Conclusion: Should You Invest or Avoid?
Chemmanur Credits and Investments NCD October 2025 issue offers high returns and secured structure, which can be attractive for high-risk investors seeking fixed income opportunities beyond traditional deposits. However, the moderate credit rating and sectoral risks make it suitable only for investors who can take calculated credit risk and hold until maturity.
Recommendation: Invest cautiously for higher returns, but limit exposure to a small portion of your debt portfolio.
FAQs on Chemmanur Credits and Investments NCD October 2025
1. What is the minimum investment for Chemmanur Credits NCD October 2025?
Minimum investment is ₹ 10,000 (10 NCDs of ₹ 1,000 each).
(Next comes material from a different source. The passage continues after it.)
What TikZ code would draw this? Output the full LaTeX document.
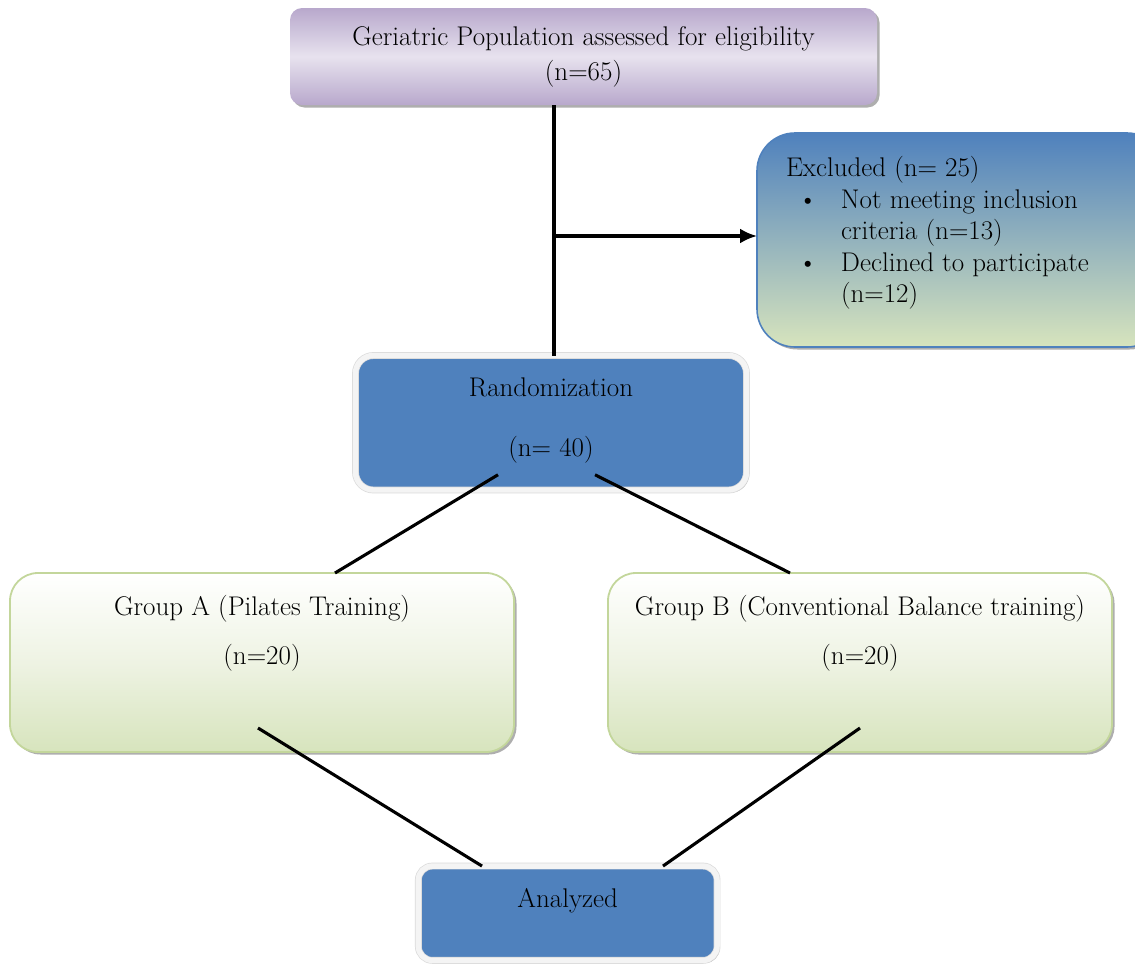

2. Are these NCDs secured?
Yes, they are fully secured by company assets, providing an additional layer of safety.
3. What is the highest interest rate offered?
Up to 12.00% annual coupon or 12.68% effective yield for 60-month tenure.
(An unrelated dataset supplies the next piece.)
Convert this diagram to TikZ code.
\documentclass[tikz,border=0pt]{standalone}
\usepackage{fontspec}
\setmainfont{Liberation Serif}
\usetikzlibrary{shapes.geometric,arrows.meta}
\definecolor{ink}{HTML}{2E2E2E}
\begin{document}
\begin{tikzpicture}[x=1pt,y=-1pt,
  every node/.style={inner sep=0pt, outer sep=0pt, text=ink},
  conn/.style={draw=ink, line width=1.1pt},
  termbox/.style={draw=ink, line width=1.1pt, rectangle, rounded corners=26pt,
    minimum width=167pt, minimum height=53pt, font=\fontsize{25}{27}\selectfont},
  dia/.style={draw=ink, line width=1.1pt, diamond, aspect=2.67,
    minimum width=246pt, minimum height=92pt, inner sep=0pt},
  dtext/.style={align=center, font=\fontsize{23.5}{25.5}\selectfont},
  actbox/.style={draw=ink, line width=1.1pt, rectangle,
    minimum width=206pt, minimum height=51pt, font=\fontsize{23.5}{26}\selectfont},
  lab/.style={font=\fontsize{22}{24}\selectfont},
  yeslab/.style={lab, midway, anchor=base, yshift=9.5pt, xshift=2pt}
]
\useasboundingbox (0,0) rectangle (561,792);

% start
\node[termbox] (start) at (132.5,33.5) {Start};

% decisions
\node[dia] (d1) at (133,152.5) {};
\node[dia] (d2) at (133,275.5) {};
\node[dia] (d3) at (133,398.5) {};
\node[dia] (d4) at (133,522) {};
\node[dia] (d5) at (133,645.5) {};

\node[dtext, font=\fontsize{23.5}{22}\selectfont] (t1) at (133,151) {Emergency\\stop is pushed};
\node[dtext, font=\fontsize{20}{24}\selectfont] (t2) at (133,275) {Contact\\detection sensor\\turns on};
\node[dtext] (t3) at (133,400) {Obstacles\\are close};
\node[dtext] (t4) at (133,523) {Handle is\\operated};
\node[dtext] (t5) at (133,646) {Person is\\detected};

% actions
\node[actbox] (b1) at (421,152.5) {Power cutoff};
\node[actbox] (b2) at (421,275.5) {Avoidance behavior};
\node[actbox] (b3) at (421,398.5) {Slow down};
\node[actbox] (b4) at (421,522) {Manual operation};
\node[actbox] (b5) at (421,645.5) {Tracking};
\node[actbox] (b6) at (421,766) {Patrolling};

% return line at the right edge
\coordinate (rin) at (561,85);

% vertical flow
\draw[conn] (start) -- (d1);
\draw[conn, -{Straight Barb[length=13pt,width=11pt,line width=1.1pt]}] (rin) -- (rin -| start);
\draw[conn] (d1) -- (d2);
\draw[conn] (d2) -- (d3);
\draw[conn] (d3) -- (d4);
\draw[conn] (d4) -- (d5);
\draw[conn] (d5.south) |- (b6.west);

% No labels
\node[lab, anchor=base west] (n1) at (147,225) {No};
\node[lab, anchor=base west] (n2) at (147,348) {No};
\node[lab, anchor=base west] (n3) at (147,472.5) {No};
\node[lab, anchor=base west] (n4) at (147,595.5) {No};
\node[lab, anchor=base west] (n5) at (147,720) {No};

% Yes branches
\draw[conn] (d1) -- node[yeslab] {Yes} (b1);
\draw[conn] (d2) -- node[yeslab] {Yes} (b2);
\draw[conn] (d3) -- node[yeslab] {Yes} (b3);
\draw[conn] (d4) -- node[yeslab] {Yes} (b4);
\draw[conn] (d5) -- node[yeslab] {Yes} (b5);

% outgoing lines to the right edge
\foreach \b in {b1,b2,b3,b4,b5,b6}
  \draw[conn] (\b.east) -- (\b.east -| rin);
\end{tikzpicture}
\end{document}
4. Where will these NCDs be listed?
They will be listed on the Bombay Stock Exchange (BSE).
5. What is the credit rating of this NCD issue?
Rated IND BBB-/Stable by India Ratings & Research, indicating a moderate level of safety.
6. Can NRIs invest in this issue?
No, Non-Resident Indians (NRIs) are not eligible to invest in this NCD issue.
7. When will interest be paid?
Depending on the series chosen, investors can receive monthly interest or cumulative maturity payments.

BBB rating is not moderate credit rating; it is a low credit rating and should be highlighted accordingly.
I agree. I was becoming bad boy always when I was keep indicating that investors should invest only in AA / AAA rated bonds, hence I was revising the words being used in our articles.